When I was in Maine I hooked up with some Episcopalians and soon it was clear those five churches were in the same boat as my one Lutheran church… all struggling… all needing some "deeds of power.”  The fire I THOUGHT the Spirit should light was in these churches!  Together they would have the people and resources to do the deeds of power our town needed!  And Augusta needed some serious deeds of power to be sure!  Manufacturing jobs shipped off shore, one of only a couple of places in the state where people with mental and developmental difficulties could find services AND on top of all that, it was quickly and unexpectedly becoming a place for refugees from Syria and Iraq to settle as well.  MY plan for Augusta made complete and total sense, just like Jesus’ plan for Nazareth… and just like for Jesus… it was NOT AT ALL where the Holy Spirit had chosen to light a fire!  Instead the Spirit had lit lots of little, very different looking fires, among unexpected people… all in places we couldn’t immediately see.

   

One of the Episcopal churches had a little fire going.  The rest were soaking wet for that moment.  Instead we found little fires in the local synagogue, with the neighborhood Catholic priest and in the leadership of the growing Muslim community.  Not at all what was expected… but then, what Jesus and the disciples found in Nazareth wasn’t what they expected either! 


For Jesus and the disciples they did what little they could and then just moved on.  In Maine, we did the same thing, although it took us a lot longer than the couple of paragraphs it took Jesus!  In Maine those strange little fires were eventually found and then slowly grown into something called The Capital Area New Mainers Project.  It all started with tiny, little fires set by the Spirit in unexpected places coming together, growing bigger and bigger, and eventually it was a fire burning wider and brighter than anything any of us could have imagined at the start.  
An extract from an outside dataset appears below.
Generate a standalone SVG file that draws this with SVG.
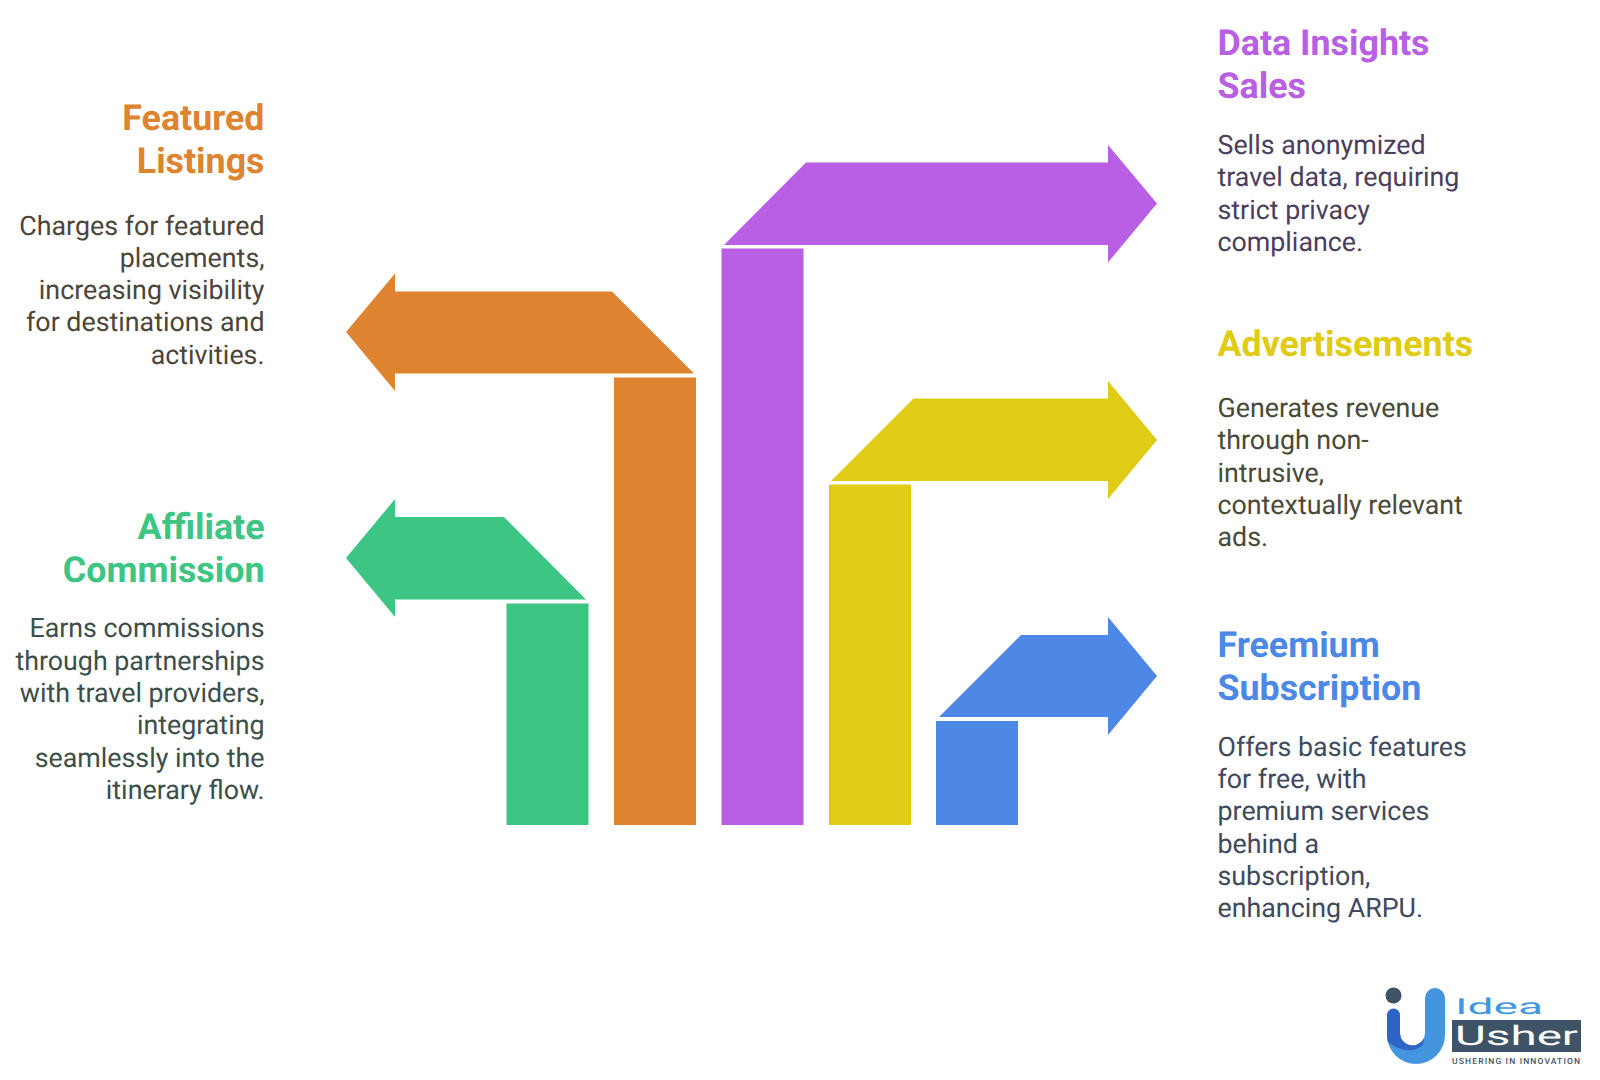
<svg xmlns="http://www.w3.org/2000/svg" width="1600" height="1080" viewBox="0 0 1600 1080">
<style>
text{font-family:Roboto,"Liberation Sans",sans-serif;text-rendering:geometricPrecision}
.h{font-size:35.8px;font-weight:700}
.b{font-size:26.8px;font-weight:400}
.e{text-anchor:end}
.green{fill:#3cc583}.orange{fill:#de8431}.purple{fill:#b85fe4}.yellow{fill:#e0cb15}.blue{fill:#4e88e6}
</style>
<rect width="1600" height="1080" fill="#fff"/>
<g id="connectors"></g>
<g id="node-affiliate">
<rect class="green" x="506.500" y="603.500" width="82" height="221.500"/>
<polygon class="green" points="586,599.500 504,517 395,517 395,499 346,558 395,617 395,599.500"/>
<text class="h e green" x="264.500" y="538.500">Affiliate</text>
<text class="h e green" x="264.500" y="581.500">Commission</text>
<text class="b e" fill="#3c4f49"><tspan x="264.500" y="637">Earns commissions</tspan><tspan x="264.500" y="669.500">through partnerships</tspan><tspan x="264.500" y="701.500">with travel providers,</tspan><tspan x="264.500" y="734">integrating</tspan><tspan x="264.500" y="766.500">seamlessly into the</tspan><tspan x="264.500" y="798.500">itinerary flow.</tspan></text>
</g>
<g id="node-featured">
<rect class="orange" x="614" y="377.500" width="82" height="447.500"/>
<polygon class="orange" points="694,373.500 612,291.500 395,291.500 395,273.500 346,332 395,391 395,373.500"/>
<text class="h e orange" x="264.500" y="129.500">Featured</text>
<text class="h e orange" x="264.500" y="172.500">Listings</text>
<text class="b e" fill="#4d4539"><tspan x="264.500" y="234.500">Charges for featured</tspan><tspan x="264.500" y="266.500">placements,</tspan><tspan x="264.500" y="299">increasing visibility</tspan><tspan x="264.500" y="331">for destinations and</tspan><tspan x="264.500" y="363.500">activities.</tspan></text>
</g>
<g id="node-data">
<rect class="purple" x="721.500" y="248.500" width="82" height="576.500"/>
<polygon class="purple" points="724,245 806,162.500 1108,162.500 1108,145 1157,203.500 1108,262.500 1108,245"/>
<text class="h purple" x="1217.500" y="54.500">Data Insights</text>
<text class="h purple" x="1217.500" y="97.500">Sales</text>
<text class="b" fill="#4d3d5c"><tspan x="1217.500" y="153.500">Sells anonymized</tspan><tspan x="1217.500" y="186">travel data, requiring</tspan><tspan x="1217.500" y="218.500">strict privacy</tspan><tspan x="1217.500" y="250.500">compliance.</tspan></text>
</g>
<g id="node-ads">
<rect class="yellow" x="829" y="484.500" width="82" height="340.500"/>
<polygon class="yellow" points="831,481 913.500,398.500 1108,398.500 1108,381 1157,440 1108,499 1108,481"/>
<text class="h yellow" x="1217.500" y="355.500">Advertisements</text>
<text class="b" fill="#4a4a38"><tspan x="1217.500" y="417">Generates revenue</tspan><tspan x="1217.500" y="449">through non-</tspan><tspan x="1217.500" y="481.500">intrusive,</tspan><tspan x="1217.500" y="513.500">contextually relevant</tspan><tspan x="1217.500" y="546">ads.</tspan></text>
</g>
<g id="node-freemium">
<rect class="blue" x="936" y="721" width="82" height="104"/>
<polygon class="blue" points="939,717 1021,635 1108,635 1108,617 1157,676 1108,735 1108,717"/>
<text class="h blue" x="1217.500" y="656.500">Freemium</text>
<text class="h blue" x="1217.500" y="699.500">Subscription</text>
<text class="b" fill="#3f4a5c"><tspan x="1217.500" y="755.500">Offers basic features</tspan><tspan x="1217.500" y="788">for free, with</tspan><tspan x="1217.500" y="820">premium services</tspan><tspan x="1217.500" y="852.500">behind a</tspan><tspan x="1217.500" y="884.500">subscription,</tspan><tspan x="1217.500" y="917">enhancing ARPU.</tspan></text>
</g>
<g id="logo">
<circle cx="1393.500" cy="995.500" r="8" fill="#3f5366"/>
<path d="M1425 998a10 10 0 0 1 20 0V1035A29 29 0 0 1 1387 1035V1030H1400V1033A12.500 12.500 0 0 0 1425 1033Z" fill="#4495de"/>
<path d="M1387 1015a6.500 6.500 0 0 1 13 0V1033A12.500 12.500 0 0 0 1425 1033L1423 1045Q1408 1057 1388 1042Q1387 1038 1387 1035Z" fill="#2f64c6"/>
<text x="1455" y="1014" font-size="22" font-weight="400" fill="#3f97e0" textLength="88" lengthAdjust="spacingAndGlyphs">Idea</text>
<rect x="1452" y="1020" width="129" height="32" fill="#3f5366"/>
<text x="1455" y="1045" font-size="27" font-weight="400" fill="#fff" textLength="123" lengthAdjust="spacingAndGlyphs">Usher</text>
<text x="1452" y="1063.500" font-size="8.500" font-weight="500" fill="#3f5366" textLength="128">USHERING IN INNOVATION</text>
</g>
</svg>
Fast forward now a half dozen years or so to about a month ago.  One of those other Episcopal churches never did dry out and catch fire.  They held their final services and closed.  Sad, but not unexpected.  Much less expected was the announcement that The Capital Area New Mainers Project had been given their property by the the diocese.  This week they were already at work renovating the fellowship hall to create an apartment for a newly arriving Syrian family of nine.

Do you see?  God’s deeds of power get done!  Healing from the horrors and scars of war were being done AND they got done right in the middle of the soaking wet pile of wood in which we couldn’t even strike a spark!  The demons of religious and ethnic bigotry and xenophobia were being cast out as Christians, Jews, and Muslims came together to love one another and grow a new Augusta!  Seeing God’s powerful deeds being done… not in my time or in the way I had envisioned them…  but in God’s time and with God’s much more expansive vision… seeing all that come together six or so years later has finally, I think, worked this particular lesson through the very big cracks in my very thick skull… at least for today.  


My prayer is that we all canlearn this lesson… to look up from the fires we try to start in wet piles of wood, and instead see the unexpected fires that the Spirit has already started all around us.  Learn to trust God’s timetable for doing deeds of power, more like Jesus learned it… in just a couple of paragraphs… rather than the way I learned it… over a half dozen years, and that we would remember this lesson as we walk into our future here.  So remember:  the Holy Spirit is always lighting fires.  Those fires are almost never in the places or in the people or on the time table WE think they should be.  And remember it’s better to fuel the fires that the Spirit’s started, than trying to set fire to a pile of soaking wet wood that just isn’t yet ready to burn. Amen.